The issue is not which cause class one prefers. The issue is whether the claim is being made responsibly.

That means operational definition. It means causal specification. It means discriminating predictions. It means controls. It means thresholds. It means not hiding behind rhetorical fog when the system-level problem becomes too hard.

That is why I pushed back on Danilo’s response. He correctly identified the gap, but he sidestepped the methodological challenge rather than addressing it.

He is hardly alone. The same basic move happens in secular form, too. Some researchers invoke “self-organization” with far too much confidence. Others speak of emergence as if the word itself were a mechanism. Some appeal to systems chemistry to describe interesting behavior without proving generative sufficiency. In each case, the same problem appears. The language becomes larger as the evidence remains too small.

That is not good enough.

If someone tells me life requires a hidden life force, I ask: What observable signature would it leave? What negative control would test it? What measurable result would distinguish it from non-generative chemistry?

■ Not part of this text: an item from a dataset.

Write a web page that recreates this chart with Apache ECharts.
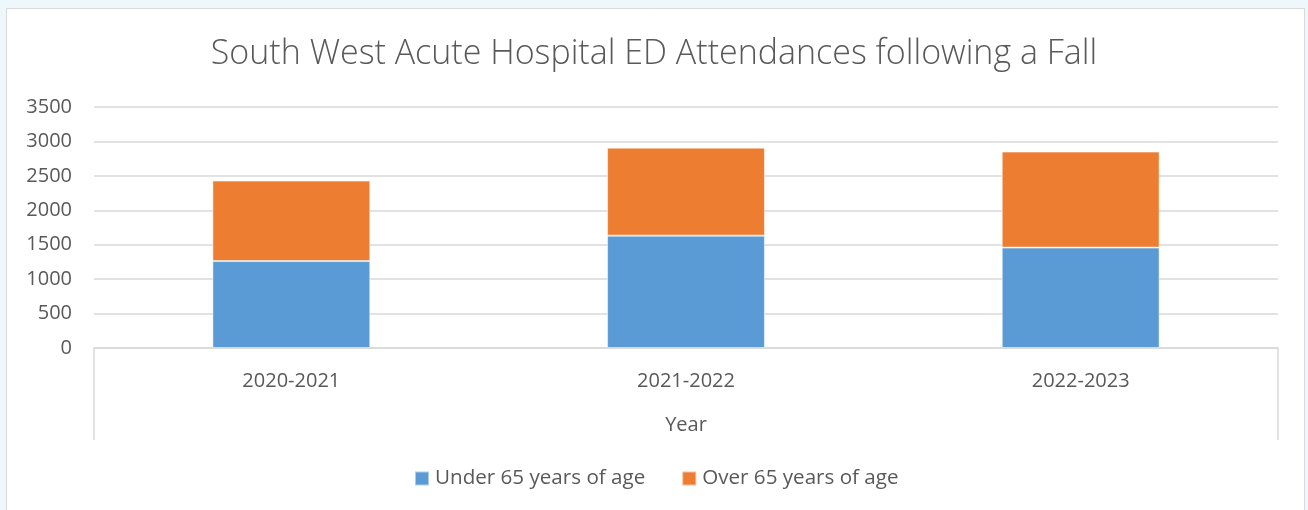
<!DOCTYPE html>
<html>
<head>
<meta charset="utf-8">
<script src="https://cdn.jsdelivr.net/npm/echarts@6/dist/echarts.min.js"></script>
<style>
  html, body { margin: 0; padding: 0; background: #eef7fb; }
  #chart { width: 1308px; height: 510px; }
</style>
</head>
<body>
<div id="chart"></div>
<script>
// Fall-related ED attendances, South West Acute Hospital
const years = ['2020-2021', '2021-2022', '2022-2023'];
const under65 = [1263, 1632, 1458];
const over65 = [1168, 1278, 1394];
const seriesNames = ['Under 65 years of age', 'Over 65 years of age'];
const yTicks = { min: 0, max: 3500, interval: 500 };

const FONT = '"Open Sans", "Noto Sans", sans-serif';
const TEXT = '#595959';
const GRID = '#d9d9d9';

const chart = echarts.init(document.getElementById('chart'), null, { renderer: 'canvas' });

const option = {
  backgroundColor: 'transparent',
  animation: false,
  textStyle: { fontFamily: FONT, color: TEXT },
  title: {
    text: 'South West Acute Hospital ED Attendances following a Fall',
    left: 'center',
    top: 32,
    textStyle: { fontFamily: FONT, fontWeight: 300, fontSize: 34, color: TEXT }
  },
  legend: {
    bottom: 16,
    left: 409,
    itemWidth: 14,
    itemHeight: 14,
    itemGap: 36,
    icon: 'rect',
    textStyle: { fontFamily: FONT, fontSize: 20.6, color: TEXT, padding: [0, 0, 0, 1] },
    data: seriesNames
  },
  grid: { left: 94, right: 30, top: 107, bottom: 162, containLabel: false },
  xAxis: {
    type: 'category',
    data: years,
    name: 'Year',
    nameLocation: 'middle',
    nameGap: 67,
    nameTextStyle: { fontFamily: FONT, fontSize: 20, color: TEXT },
    axisLine: { lineStyle: { color: GRID, width: 1.5 } },
    axisTick: { show: false },
    axisLabel: { fontFamily: FONT, fontSize: 20, color: TEXT, margin: 23 }
  },
  yAxis: {
    type: 'value',
    min: yTicks.min,
    max: yTicks.max,
    interval: yTicks.interval,
    axisLine: { show: false },
    axisTick: { show: false },
    axisLabel: { fontFamily: FONT, fontSize: 20, color: TEXT, margin: 22, formatter: v => String(v) },
    splitLine: { lineStyle: { color: GRID, width: 1.5 } }
  },
  series: [
    {
      name: seriesNames[0],
      type: 'bar',
      stack: 'total',
      data: under65,
      barWidth: '40%',
      itemStyle: { color: '#5b9bd5', borderColor: 'rgba(255,255,255,0.5)', borderWidth: 1 }
    },
    {
      name: seriesNames[1],
      type: 'bar',
      stack: 'total',
      data: over65,
      barWidth: '40%',
      itemStyle: { color: '#ed7d31', borderColor: 'rgba(255,255,255,0.5)', borderWidth: 1 }
    }
  ]
};

chart.setOption(option);

// White chart panel with a thin border, plus the open box under the category axis
const rect = chart.getModel().getComponent('grid').coordinateSystem.getRect();
const boxBottom = rect.y + rect.height + 92;
chart.setOption({
  graphic: [
    {
      type: 'rect', z: -10, silent: true,
      shape: { x: 6.5, y: 8.5, width: 1298, height: 520 },
      style: { fill: '#ffffff', stroke: '#d9d9d9', lineWidth: 1 }
    },
    {
      type: 'line', silent: true,
      shape: { x1: rect.x, y1: rect.y + rect.height, x2: rect.x, y2: boxBottom },
      style: { stroke: GRID, lineWidth: 1.5 }
    },
    {
      type: 'line', silent: true,
      shape: { x1: rect.x + rect.width, y1: rect.y + rect.height, x2: rect.x + rect.width, y2: boxBottom },
      style: { stroke: GRID, lineWidth: 1.5 }
    }
  ]
});
</script>
</body>
</html>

If someone tells me unguided chemistry can do the job, I ask the same kind of question: under what plausible conditions, with what thresholds, across what cycles, with what controls, and with what evidence that the result is truly integrated rather than staged, scaffolded, or quietly researcher-steered?

The standard must stay firm.

The most important phrase in this whole discussion may be this one: without covert intelligent steering.

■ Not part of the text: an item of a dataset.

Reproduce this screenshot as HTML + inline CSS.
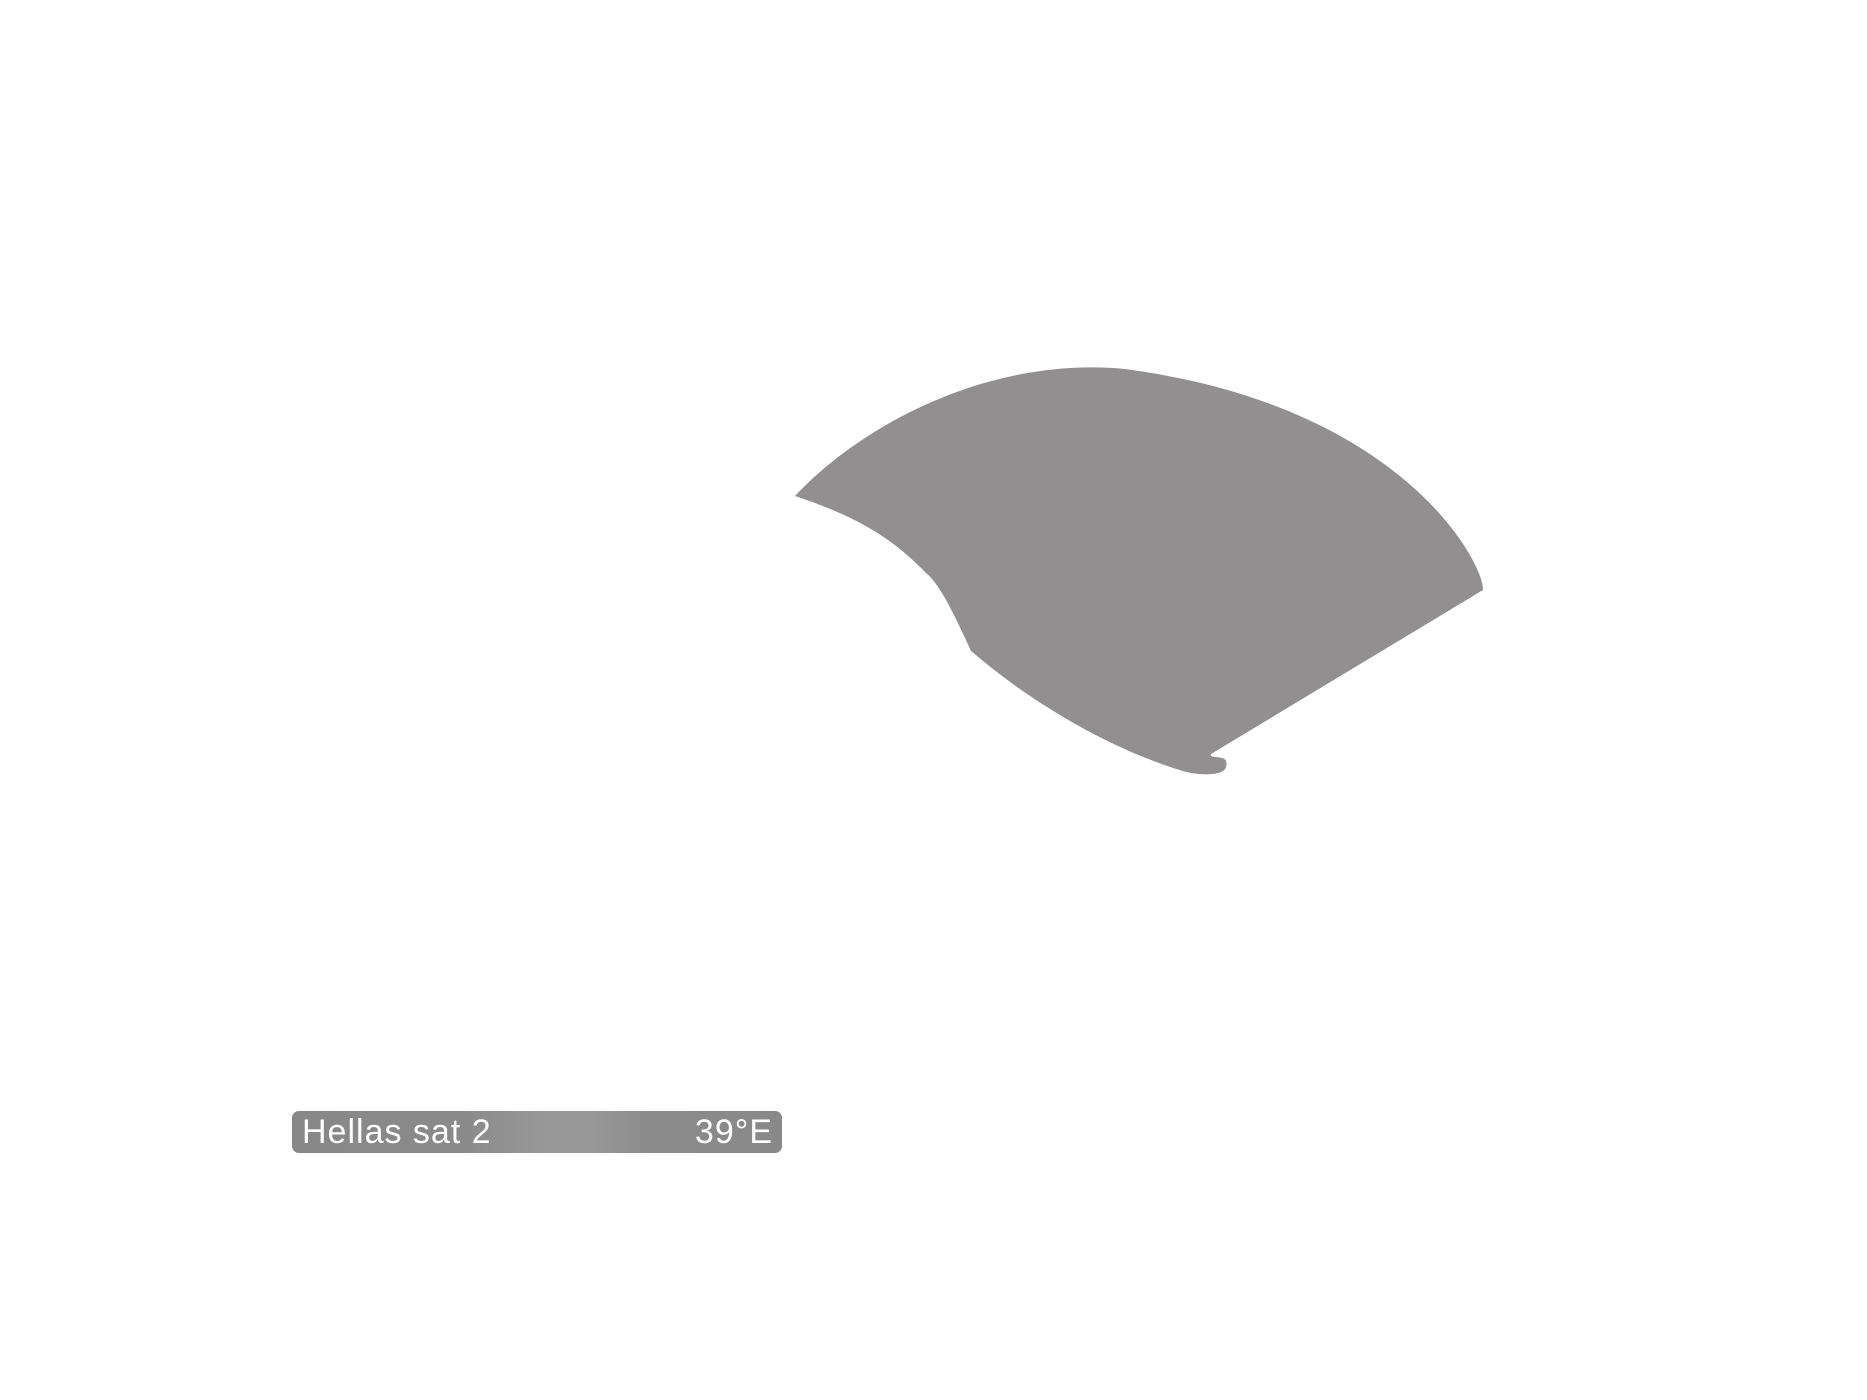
<!DOCTYPE html>
<html><head><style>
html,body{margin:0;padding:0;background:#fff;width:1867px;height:1400px;overflow:hidden}
.lbl{position:absolute;left:292px;top:1111px;width:490px;height:42px;border-radius:7px;
background:linear-gradient(90deg,#888 0%,#8a8a8a 35%,#979797 50%,#999 60%,#8c8c8c 72%,#888 100%);
color:#fff;font-family:"Liberation Sans",sans-serif;font-size:34px;line-height:42px;letter-spacing:1px}
.l{position:absolute;left:10px;top:0}
.r{position:absolute;right:9px;top:0}
</style></head><body>
<svg width="1867" height="1400" style="position:absolute;left:0;top:0">
<path transform="translate(-5,-4)" d="M800,500 C860,520 895,540 931,577 C945,588 960,620 976,655 C1040,710 1120,755 1191,776 C1205,779 1236,782 1231,765 C1229,759 1214,763 1216,758 L1488,594 C1490,570 1410,410 1130,373 C1000,360 870,425 800,500 Z" fill="#918f90"/>
</svg>
<div class="lbl"><span class="l">Hellas sat 2</span><span class="r">39°E</span></div>
</body></html>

That clause matters because origin-of-life experiments often depend on highly managed setups, purified reagents, carefully timed interventions, selective environments, and researcher-controlled transitions between stages. That can still produce valuable work. But it does not automatically show that unguided prebiotic chemistry had the same capacity. A lab is already a concentrated source of intelligence, selection, and constraint. If the investigator's hand is doing the real integrative work, then the experiment has not yet demonstrated what many people claim it has.

Again, this is why component formation is not enough.

The real severe test would ask whether a system can arise and persist as a bounded, energy-coupled, information-bearing, recursively maintained whole. Not a momentary flicker. Not an isolated reaction. Not a curated pathway assembled by expert judgment. A real system.

That is a stricter demand. It is also a fair one.

One of the more useful responses in the ResearchGate thread moved in that direction by focusing on autocatalytic networks, closure, recursive maintenance, and heritable functional variation. Whether that proposal succeeds in full is another question. But at least it tries to state the challenge in measurable terms. That already places it above any answer that retreats into undefined vital language or vague appeals to emergence.

That is where this discussion should go next.

We need fewer slogans and more thresholds.

We need fewer narratives and more controls.

We need fewer declarations that the mystery has been solved in principle, and more honest confrontation with what has not been shown.

I asked about the most rigorous severe test because the field needs that pressure. If a claim cannot survive that pressure, it should not be treated as an explanation. It should be treated as a possibility still waiting for proof.

The deeper lesson from this exchange is simple. Many people now recognize the same missing step. They know there is a difference between chemistry that makes pieces and chemistry that yields organized living function. That recognition is progress. But recognition of the gap is not the same as solving it.

Naming the problem is easy.

Crossing it is hard.

And until that crossing is shown under conditions that deserve the name severe test, origin-of-life research remains a field rich in parts, rich in language, and still under pressure at the level that matters most.